— start Records supplied —

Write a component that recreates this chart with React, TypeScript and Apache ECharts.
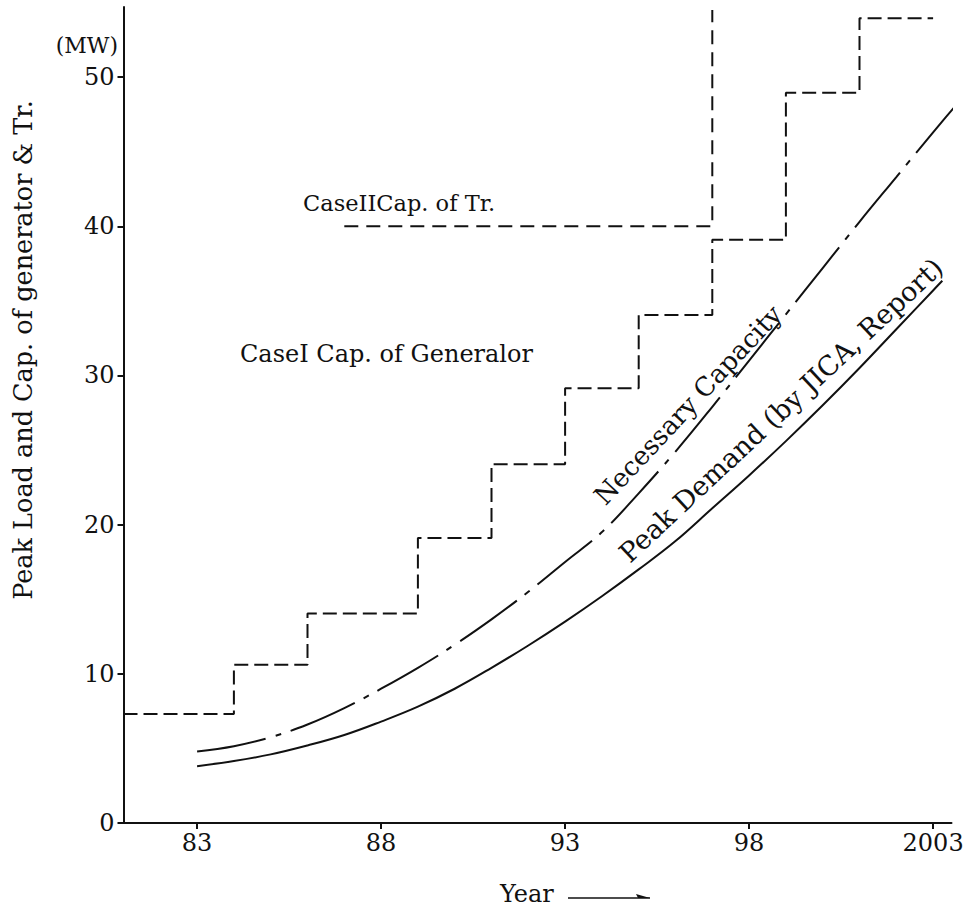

— end Records supplied —
— start Records supplied —

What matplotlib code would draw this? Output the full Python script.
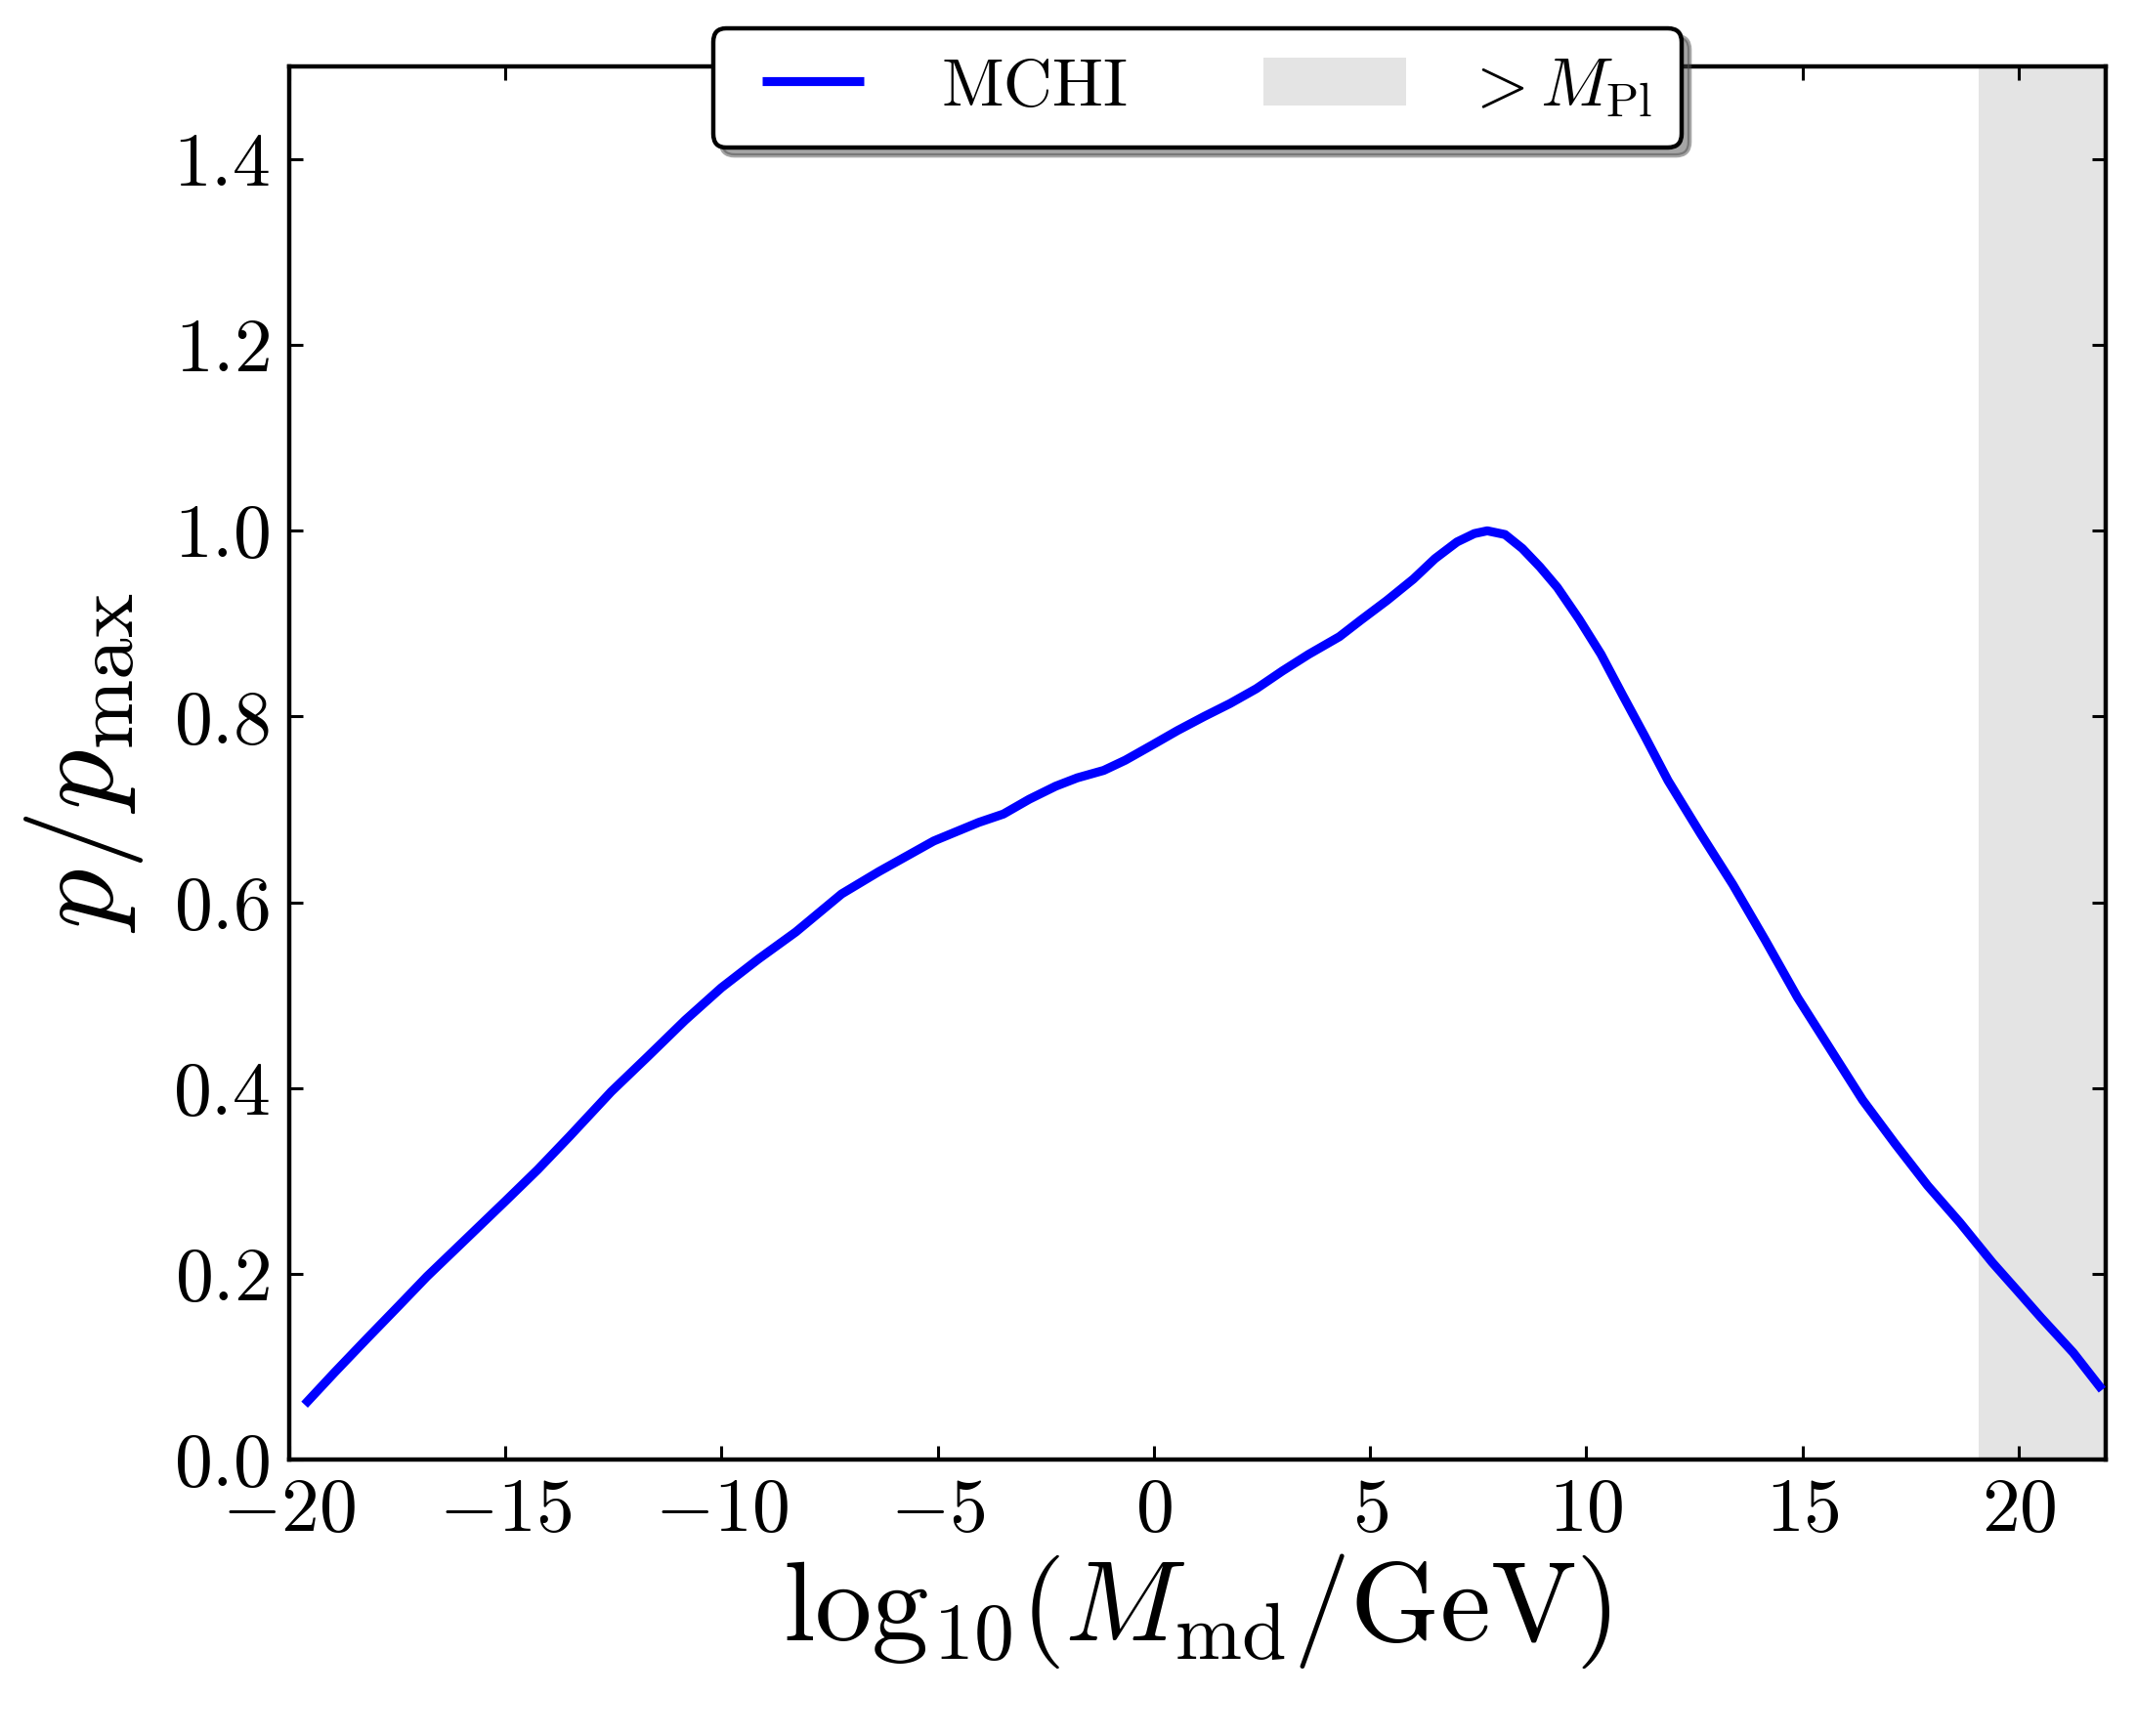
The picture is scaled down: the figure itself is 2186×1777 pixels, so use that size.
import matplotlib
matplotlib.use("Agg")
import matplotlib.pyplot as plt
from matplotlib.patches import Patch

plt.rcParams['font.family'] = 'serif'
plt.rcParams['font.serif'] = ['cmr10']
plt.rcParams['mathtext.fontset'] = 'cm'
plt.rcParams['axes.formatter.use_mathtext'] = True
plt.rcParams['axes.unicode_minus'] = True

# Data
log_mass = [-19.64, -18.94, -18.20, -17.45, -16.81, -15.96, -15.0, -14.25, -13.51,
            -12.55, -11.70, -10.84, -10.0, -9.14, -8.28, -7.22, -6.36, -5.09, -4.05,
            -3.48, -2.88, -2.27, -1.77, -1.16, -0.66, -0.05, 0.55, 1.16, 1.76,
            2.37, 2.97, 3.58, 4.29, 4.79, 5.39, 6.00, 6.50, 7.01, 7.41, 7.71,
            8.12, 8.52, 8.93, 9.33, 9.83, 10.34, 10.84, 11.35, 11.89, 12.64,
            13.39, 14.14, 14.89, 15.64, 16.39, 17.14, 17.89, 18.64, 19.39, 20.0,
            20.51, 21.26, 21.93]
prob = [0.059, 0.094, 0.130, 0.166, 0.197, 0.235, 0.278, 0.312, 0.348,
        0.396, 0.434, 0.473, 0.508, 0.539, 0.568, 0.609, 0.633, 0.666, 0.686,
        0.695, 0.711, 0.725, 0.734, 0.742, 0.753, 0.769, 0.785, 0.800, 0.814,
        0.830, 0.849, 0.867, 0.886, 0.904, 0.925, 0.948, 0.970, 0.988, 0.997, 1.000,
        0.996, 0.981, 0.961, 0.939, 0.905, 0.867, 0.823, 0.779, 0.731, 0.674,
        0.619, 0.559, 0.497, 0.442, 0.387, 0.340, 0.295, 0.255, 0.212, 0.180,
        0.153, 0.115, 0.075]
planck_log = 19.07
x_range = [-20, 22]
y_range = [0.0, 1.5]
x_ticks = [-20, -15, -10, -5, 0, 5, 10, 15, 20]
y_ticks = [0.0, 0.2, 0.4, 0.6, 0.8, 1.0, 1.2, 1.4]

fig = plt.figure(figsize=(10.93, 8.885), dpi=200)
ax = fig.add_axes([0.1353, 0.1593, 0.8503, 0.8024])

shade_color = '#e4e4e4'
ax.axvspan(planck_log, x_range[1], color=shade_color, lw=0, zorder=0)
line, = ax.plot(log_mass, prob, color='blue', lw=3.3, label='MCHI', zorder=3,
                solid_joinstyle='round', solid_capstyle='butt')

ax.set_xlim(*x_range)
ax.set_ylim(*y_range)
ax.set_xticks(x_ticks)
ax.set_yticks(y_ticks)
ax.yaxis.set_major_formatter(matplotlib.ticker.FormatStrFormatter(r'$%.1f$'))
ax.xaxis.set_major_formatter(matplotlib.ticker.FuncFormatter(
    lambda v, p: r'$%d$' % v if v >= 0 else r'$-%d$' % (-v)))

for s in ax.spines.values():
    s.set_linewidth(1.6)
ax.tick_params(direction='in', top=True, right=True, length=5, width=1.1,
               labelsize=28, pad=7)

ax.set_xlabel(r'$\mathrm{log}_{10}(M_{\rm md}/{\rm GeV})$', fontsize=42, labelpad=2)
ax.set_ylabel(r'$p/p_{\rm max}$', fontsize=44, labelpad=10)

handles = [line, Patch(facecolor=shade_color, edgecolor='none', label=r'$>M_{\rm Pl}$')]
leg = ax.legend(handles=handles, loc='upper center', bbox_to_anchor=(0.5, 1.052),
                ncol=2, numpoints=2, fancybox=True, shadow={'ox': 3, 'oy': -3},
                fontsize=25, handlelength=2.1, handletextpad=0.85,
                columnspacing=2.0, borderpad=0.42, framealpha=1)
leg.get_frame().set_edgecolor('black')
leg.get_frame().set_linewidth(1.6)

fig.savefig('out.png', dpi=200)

— end Records supplied —
— start Records supplied —

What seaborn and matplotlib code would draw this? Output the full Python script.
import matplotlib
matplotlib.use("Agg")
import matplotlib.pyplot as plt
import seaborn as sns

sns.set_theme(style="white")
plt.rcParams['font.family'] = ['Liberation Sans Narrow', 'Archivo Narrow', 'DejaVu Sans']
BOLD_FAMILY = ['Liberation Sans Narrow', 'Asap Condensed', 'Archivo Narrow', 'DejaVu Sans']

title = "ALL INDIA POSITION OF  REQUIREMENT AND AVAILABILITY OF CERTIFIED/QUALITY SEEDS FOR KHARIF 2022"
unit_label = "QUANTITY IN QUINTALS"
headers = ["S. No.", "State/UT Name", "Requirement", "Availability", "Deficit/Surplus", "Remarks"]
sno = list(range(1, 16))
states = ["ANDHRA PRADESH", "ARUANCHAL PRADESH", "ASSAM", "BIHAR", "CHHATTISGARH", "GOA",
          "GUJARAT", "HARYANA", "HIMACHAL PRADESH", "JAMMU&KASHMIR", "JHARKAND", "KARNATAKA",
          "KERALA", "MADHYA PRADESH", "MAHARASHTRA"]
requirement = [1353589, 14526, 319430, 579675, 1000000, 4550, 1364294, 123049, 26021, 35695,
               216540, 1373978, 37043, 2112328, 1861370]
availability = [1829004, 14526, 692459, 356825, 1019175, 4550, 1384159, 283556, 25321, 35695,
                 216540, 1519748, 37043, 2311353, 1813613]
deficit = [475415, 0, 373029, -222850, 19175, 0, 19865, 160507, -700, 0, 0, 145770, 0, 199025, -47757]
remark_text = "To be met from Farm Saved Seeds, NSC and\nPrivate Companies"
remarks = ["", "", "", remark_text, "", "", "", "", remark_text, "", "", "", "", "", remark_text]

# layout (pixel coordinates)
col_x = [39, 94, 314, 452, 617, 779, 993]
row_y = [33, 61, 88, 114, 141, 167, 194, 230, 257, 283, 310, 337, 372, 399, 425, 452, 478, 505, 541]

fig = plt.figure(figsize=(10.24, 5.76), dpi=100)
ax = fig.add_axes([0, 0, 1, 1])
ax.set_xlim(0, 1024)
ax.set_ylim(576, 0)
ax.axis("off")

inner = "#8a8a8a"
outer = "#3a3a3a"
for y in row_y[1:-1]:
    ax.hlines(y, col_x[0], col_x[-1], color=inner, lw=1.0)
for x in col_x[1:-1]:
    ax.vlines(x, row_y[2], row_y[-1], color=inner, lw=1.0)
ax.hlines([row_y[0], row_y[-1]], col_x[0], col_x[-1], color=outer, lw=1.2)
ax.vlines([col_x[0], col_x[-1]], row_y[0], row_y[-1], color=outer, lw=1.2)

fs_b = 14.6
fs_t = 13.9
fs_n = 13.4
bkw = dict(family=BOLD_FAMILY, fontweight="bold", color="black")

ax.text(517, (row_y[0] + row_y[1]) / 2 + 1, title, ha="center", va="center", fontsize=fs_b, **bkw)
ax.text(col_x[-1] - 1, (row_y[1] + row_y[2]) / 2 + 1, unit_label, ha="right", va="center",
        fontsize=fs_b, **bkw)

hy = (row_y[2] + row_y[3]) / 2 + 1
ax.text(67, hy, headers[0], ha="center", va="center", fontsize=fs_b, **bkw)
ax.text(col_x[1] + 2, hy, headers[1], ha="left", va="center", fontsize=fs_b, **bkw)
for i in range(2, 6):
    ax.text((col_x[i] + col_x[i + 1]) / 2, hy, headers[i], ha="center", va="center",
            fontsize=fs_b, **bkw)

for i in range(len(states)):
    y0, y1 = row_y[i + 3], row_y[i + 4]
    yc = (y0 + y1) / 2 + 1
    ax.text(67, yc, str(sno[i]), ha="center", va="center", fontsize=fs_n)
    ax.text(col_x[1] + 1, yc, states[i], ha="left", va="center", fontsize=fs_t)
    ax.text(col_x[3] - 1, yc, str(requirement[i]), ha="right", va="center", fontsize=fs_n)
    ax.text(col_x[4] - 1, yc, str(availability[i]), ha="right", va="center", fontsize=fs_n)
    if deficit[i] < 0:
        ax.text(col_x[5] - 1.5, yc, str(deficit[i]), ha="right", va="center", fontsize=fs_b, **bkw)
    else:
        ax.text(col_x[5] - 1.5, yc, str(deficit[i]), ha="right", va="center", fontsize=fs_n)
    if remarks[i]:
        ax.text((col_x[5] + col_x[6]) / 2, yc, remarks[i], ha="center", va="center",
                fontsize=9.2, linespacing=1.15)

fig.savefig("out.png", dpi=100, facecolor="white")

— end Records supplied —

(What you should do):
Reproduce exactly, and only, the lines from the one containing "What matplotlib code" through the one containing "plt.rcParams['axes.unicode_minus'] = True", including both; leave out any pictures.

(Response below):
What matplotlib code would draw this? Output the full Python script.
The picture is scaled down: the figure itself is 2186×1777 pixels, so use that size.
import matplotlib
matplotlib.use("Agg")
import matplotlib.pyplot as plt
from matplotlib.patches import Patch

plt.rcParams['font.family'] = 'serif'
plt.rcParams['font.serif'] = ['cmr10']
plt.rcParams['mathtext.fontset'] = 'cm'
plt.rcParams['axes.formatter.use_mathtext'] = True
plt.rcParams['axes.unicode_minus'] = True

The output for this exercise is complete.